> [Data]
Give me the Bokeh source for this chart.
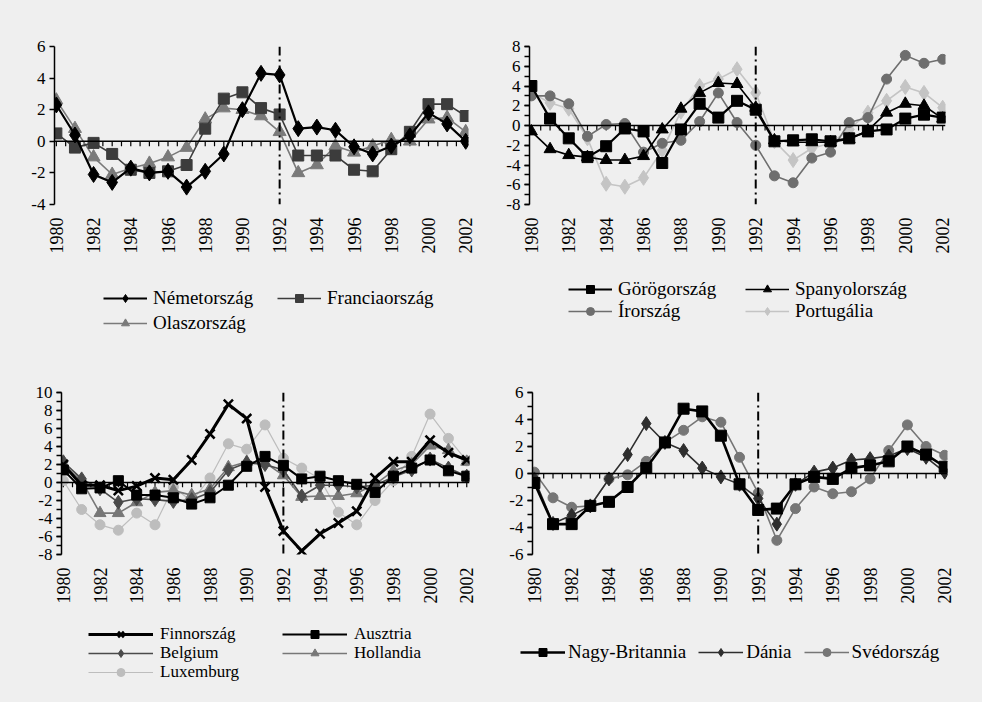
from bokeh.plotting import figure
from bokeh.models import FixedTicker, Span, Legend, LegendItem, Range1d
from bokeh.layouts import column, row
from bokeh.embed import file_html
from bokeh.resources import INLINE
from math import pi

# ---------------- data ----------------
years = list(range(1980, 2003))
year_ticks = list(range(1980, 2003, 2))
half_year_ticks = [y + h for y in years for h in (0, 0.5)][:-1]
break_year = 1992

# panel 1
nemetorszag = [2.3, 0.4, -2.1, -2.6, -1.7, -2.0, -1.9, -2.9, -1.9, -0.8, 2.0, 4.3, 4.2, 0.8, 0.9, 0.7, -0.35, -0.8, -0.3, 0.35, 1.8, 1.1, 0.0]
franciaorszag = [0.5, -0.4, -0.1, -0.8, -1.8, -2.0, -1.9, -1.5, 0.8, 2.7, 3.1, 2.1, 1.7, -0.9, -0.9, -0.9, -1.8, -1.9, -0.5, 0.6, 2.35, 2.35, 1.6]
olaszorszag = [2.6, 0.8, -1.0, -2.1, -1.7, -1.4, -1.0, -0.4, 1.4, 2.1, 2.0, 1.6, 0.6, -2.0, -1.5, -0.3, -0.7, -0.3, 0.1, 0.0, 1.4, 1.5, 0.6]

# panel 2
gorogorszag = [4.0, 0.7, -1.3, -3.2, -2.1, -0.3, -0.6, -3.8, -0.4, 2.2, 0.8, 2.5, 1.6, -1.6, -1.5, -1.4, -1.6, -1.3, -0.6, -0.4, 0.7, 1.1, 0.8]
spanyolorszag = [-0.6, -2.4, -3.0, -3.2, -3.5, -3.5, -3.1, -0.4, 1.7, 3.3, 4.3, 4.2, 1.8, -1.5, -1.7, -1.7, -1.7, -1.4, -0.5, 1.3, 2.2, 2.0, 0.7]
irorszag = [3.0, 3.0, 2.2, -1.1, 0.1, 0.2, -2.7, -1.8, -1.5, 0.4, 3.3, 0.3, -2.0, -5.1, -5.8, -3.3, -2.7, 0.3, 0.8, 4.7, 7.1, 6.3, 6.7]
portugalia = [3.3, 2.3, 1.7, -1.3, -5.9, -6.2, -5.3, -2.5, 1.4, 4.0, 4.7, 5.7, 3.3, -1.6, -3.5, -2.3, -1.8, -0.4, 1.3, 2.5, 3.9, 3.3, 1.8]

# panel 3
finnorszag = [2.0, -0.3, -0.3, -0.9, -0.4, 0.5, 0.3, 2.5, 5.4, 8.7, 7.1, -0.5, -5.4, -7.6, -5.7, -4.5, -3.2, 0.5, 2.3, 2.3, 4.7, 3.3, 2.5]
ausztria = [1.4, -0.7, -0.6, 0.2, -1.4, -1.4, -1.7, -2.4, -1.7, -0.3, 1.8, 2.9, 1.9, 0.4, 0.7, 0.2, -0.2, -1.1, 0.7, 1.6, 2.5, 1.3, 0.7]
belgium = [2.3, 0.4, -0.7, -2.2, -1.8, -1.9, -2.1, -1.9, -1.1, 1.4, 2.2, 2.0, 1.4, -1.5, -0.3, -0.3, -0.5, -0.3, 0.6, 1.4, 2.6, 1.6, 0.7]
hollandia = [1.9, 0.2, -3.4, -3.4, -2.2, -1.1, -0.9, -1.4, -0.7, 1.7, 2.3, 2.2, 0.8, -1.6, -1.5, -1.5, -1.2, -0.2, 1.3, 2.0, 4.1, 3.6, 2.3]
luxemburg = [0.2, -3.0, -4.7, -5.3, -3.4, -4.7, -0.5, -2.1, 0.5, 4.3, 3.7, 6.4, 2.7, 1.6, 0.4, -3.3, -4.7, -2.0, 0.2, 2.9, 7.6, 4.9, 2.4]

# panel 4
nagy_britannia = [-0.7, -3.75, -3.75, -2.4, -2.1, -1.0, 0.4, 2.3, 4.8, 4.6, 2.8, -0.8, -2.7, -2.6, -0.8, -0.25, -0.4, 0.4, 0.6, 0.9, 2.0, 1.4, 0.5]
dania = [-0.4, -3.7, -3.1, -2.4, -0.4, 1.4, 3.7, 2.3, 1.7, 0.4, -0.25, -0.8, -1.85, -3.75, -0.8, 0.1, 0.4, 1.0, 1.1, 1.3, 1.85, 1.2, 0.1]
svedorszag = [0.1, -1.8, -2.5, -2.4, -0.4, -0.1, 0.9, 2.3, 3.2, 4.2, 3.8, 1.2, -1.45, -4.95, -2.6, -1.0, -1.5, -1.35, -0.4, 1.7, 3.6, 2.0, 1.35]

BG = "#efefef"
FONT = "'Liberation Serif'"


def add_series(p, vals, color, lw, marker, msize):
    """Line plus markers for one country; returns both renderers."""
    r_line = p.line(years, vals, line_color=color, line_width=lw)
    if marker == "x":
        r_mark = p.scatter(years, vals, marker="x", size=msize,
                           line_color=color, line_width=2.5)
    else:
        r_mark = p.scatter(years, vals, marker=marker, size=msize,
                           fill_color=color, line_color=color, line_width=1)
    return [r_line, r_mark]


def make_chart(series, draw_order, y_lo, y_hi, minor, width, height, borders):
    left, right, top, bottom = borders
    p = figure(width=width, height=height, output_backend="svg", toolbar_location=None,
               x_range=Range1d(1979.9, 2002.15), y_range=Range1d(y_lo, y_hi),
               min_border_left=left, min_border_right=right,
               min_border_top=top, min_border_bottom=bottom,
               background_fill_color=BG, border_fill_color=BG, outline_line_color=None)
    p.grid.visible = False

    # year labels along the bottom
    xa = p.xaxis[0]
    xa.ticker = FixedTicker(ticks=year_ticks)
    xa.axis_line_color = None
    xa.major_tick_line_color = None
    xa.major_tick_out = 0
    xa.major_tick_in = 0
    xa.minor_tick_line_color = None
    xa.major_label_orientation = pi / 2
    xa.major_label_standoff = 13
    xa.major_label_text_font = FONT
    xa.major_label_text_font_size = "18px"
    xa.major_label_text_color = "black"

    # value axis
    ya = p.yaxis[0]
    ya.ticker = FixedTicker(ticks=list(range(y_lo, y_hi + 1, 2)),
                            minor_ticks=list(range(y_lo, y_hi + 1)) if minor else [])
    ya.axis_line_color = "black"
    ya.axis_line_width = 1.5
    ya.major_tick_line_color = "black"
    ya.major_tick_line_width = 1.5
    ya.major_tick_out = 5
    ya.major_tick_in = 0
    ya.minor_tick_line_color = "black"
    ya.minor_tick_line_width = 1.5
    ya.minor_tick_out = 5
    ya.minor_tick_in = 0
    ya.major_label_standoff = 4
    ya.major_label_text_font = FONT
    ya.major_label_text_font_size = "17px"
    ya.major_label_text_color = "black"
    ya.major_label_overrides = {v: str(v) for v in range(y_lo, y_hi + 1, 2)}

    # zero line with half-year tick marks hanging below it
    frame_h = height - top - bottom
    tick_len = 5 * (y_hi - y_lo) / frame_h
    p.add_layout(Span(location=0, dimension="width", line_color="black", line_width=1.5))
    p.segment(x0=half_year_ticks, x1=half_year_ticks, y0=[0] * len(half_year_ticks),
              y1=[-tick_len] * len(half_year_ticks), line_color="black", line_width=1.2)

    p.add_layout(Span(location=break_year, dimension="height", line_color="black",
                      line_width=2, line_dash="9 4 2 4"))

    for name in draw_order:
        add_series(p, *series[name])
    return p


def make_key(series, width, height, rows, x, ys, leg):
    """A strip holding only the key of one chart, one Legend per row.

    The series are drawn here too, but the view is kept off their values so
    that only the key samples show."""
    p = figure(width=width, height=height, output_backend="svg", toolbar_location=None,
               x_range=Range1d(0, 1), y_range=Range1d(0, 1),
               min_border=0, min_border_left=0, min_border_right=0,
               min_border_top=0, min_border_bottom=0,
               background_fill_color=BG, border_fill_color=BG, outline_line_color=None)
    p.axis.visible = False
    p.grid.visible = False
    rend = {name: add_series(p, *spec) for name, spec in series.items()}
    for names, y in zip(rows, ys):
        items = [LegendItem(label=n, renderers=rend[n]) for n in names]
        p.add_layout(Legend(items=items, location=(x, y), orientation="horizontal",
                            glyph_width=leg["gw"], glyph_height=20,
                            label_height=20, label_width=leg["lw"], spacing=leg["sp"],
                            label_standoff=leg["so"], padding=0, margin=0,
                            border_line_color=None, background_fill_alpha=0,
                            label_text_font=FONT, label_text_font_size=leg["fs"],
                            label_text_color="black"))
    return p


panel1 = {
    "Németország": (nemetorszag, "black", 2.2, "diamond", 16),
    "Franciaország": (franciaorszag, "#3c3c3c", 1.6, "square", 11),
    "Olaszország": (olaszorszag, "#7a7a7a", 1.6, "triangle", 13),
}
panel2 = {
    "Görögország": (gorogorszag, "black", 2.2, "square", 11),
    "Spanyolország": (spanyolorszag, "black", 1.6, "triangle", 12),
    "Írország": (irorszag, "#6e6e6e", 1.6, "circle", 10),
    "Portugália": (portugalia, "#c4c4c4", 1.6, "diamond", 15),
}
panel3 = {
    "Finnország": (finnorszag, "black", 3, "x", 13),
    "Ausztria": (ausztria, "black", 2, "square", 10),
    "Belgium": (belgium, "#4a4a4a", 1.6, "diamond", 14),
    "Hollandia": (hollandia, "#777777", 1.6, "triangle", 12),
    "Luxemburg": (luxemburg, "#bdbdbd", 1.2, "circle", 10),
}
panel4 = {
    "Nagy-Britannia": (nagy_britannia, "black", 2.6, "square", 11),
    "Dánia": (dania, "#2e2e2e", 1.6, "diamond", 14),
    "Svédország": (svedorszag, "#767676", 1.6, "circle", 10),
}

p1 = make_chart(panel1, ["Olaszország", "Franciaország", "Németország"], -4, 6, False,
                490, 265, (54, 22, 46, 60))
p2 = make_chart(panel2, ["Portugália", "Írország", "Spanyolország", "Görögország"], -8, 8, True,
                492, 265, (39, 37, 43, 61))
p3 = make_chart(panel3, ["Luxemburg", "Hollandia", "Belgium", "Ausztria", "Finnország"], -8, 10, True,
                490, 262, (61, 21, 42, 53))
p4 = make_chart(panel4, ["Svédország", "Dánia", "Nagy-Britannia"], -6, 6, True,
                492, 262, (42, 35, 42, 58))

k1 = make_key(panel1, 490, 85, [["Németország", "Franciaország"], ["Olaszország"]],
              103, [41, 16], dict(gw=44, lw=121, sp=3, so=6, fs="19px"))
k2 = make_key(panel2, 492, 85, [["Görögország", "Spanyolország"], ["Írország", "Portugália"]],
              78, [50, 28], dict(gw=44, lw=127, sp=0, so=6, fs="19px"))
k3 = make_key(panel3, 490, 90, [["Finnország", "Ausztria"], ["Belgium", "Hollandia"], ["Luxemburg"]],
              88, [58, 39, 20], dict(gw=65, lw=122, sp=0, so=7, fs="17px"))
k4 = make_key(panel4, 492, 90, [["Nagy-Britannia", "Dánia", "Svédország"]],
              30, [39], dict(gw=45, lw=20, sp=12, so=3, fs="19px"))

page = column(row(p1, p2), row(k1, k2), row(p3, p4), row(k3, k4))
page.styles = {"background-color": BG}
open("out.html", "w").write(file_html(page, INLINE))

> [Exercise]
Copy nothing but the lines from the top of the data down to the line containing "1.4, 1.5, 0.6]", and leave the pictures out.

> [Solution to this problem]
Give me the Bokeh source for this chart.
from bokeh.plotting import figure
from bokeh.models import FixedTicker, Span, Legend, LegendItem, Range1d
from bokeh.layouts import column, row
from bokeh.embed import file_html
from bokeh.resources import INLINE
from math import pi

# ---------------- data ----------------
years = list(range(1980, 2003))
year_ticks = list(range(1980, 2003, 2))
half_year_ticks = [y + h for y in years for h in (0, 0.5)][:-1]
break_year = 1992

# panel 1
nemetorszag = [2.3, 0.4, -2.1, -2.6, -1.7, -2.0, -1.9, -2.9, -1.9, -0.8, 2.0, 4.3, 4.2, 0.8, 0.9, 0.7, -0.35, -0.8, -0.3, 0.35, 1.8, 1.1, 0.0]
franciaorszag = [0.5, -0.4, -0.1, -0.8, -1.8, -2.0, -1.9, -1.5, 0.8, 2.7, 3.1, 2.1, 1.7, -0.9, -0.9, -0.9, -1.8, -1.9, -0.5, 0.6, 2.35, 2.35, 1.6]
olaszorszag = [2.6, 0.8, -1.0, -2.1, -1.7, -1.4, -1.0, -0.4, 1.4, 2.1, 2.0, 1.6, 0.6, -2.0, -1.5, -0.3, -0.7, -0.3, 0.1, 0.0, 1.4, 1.5, 0.6]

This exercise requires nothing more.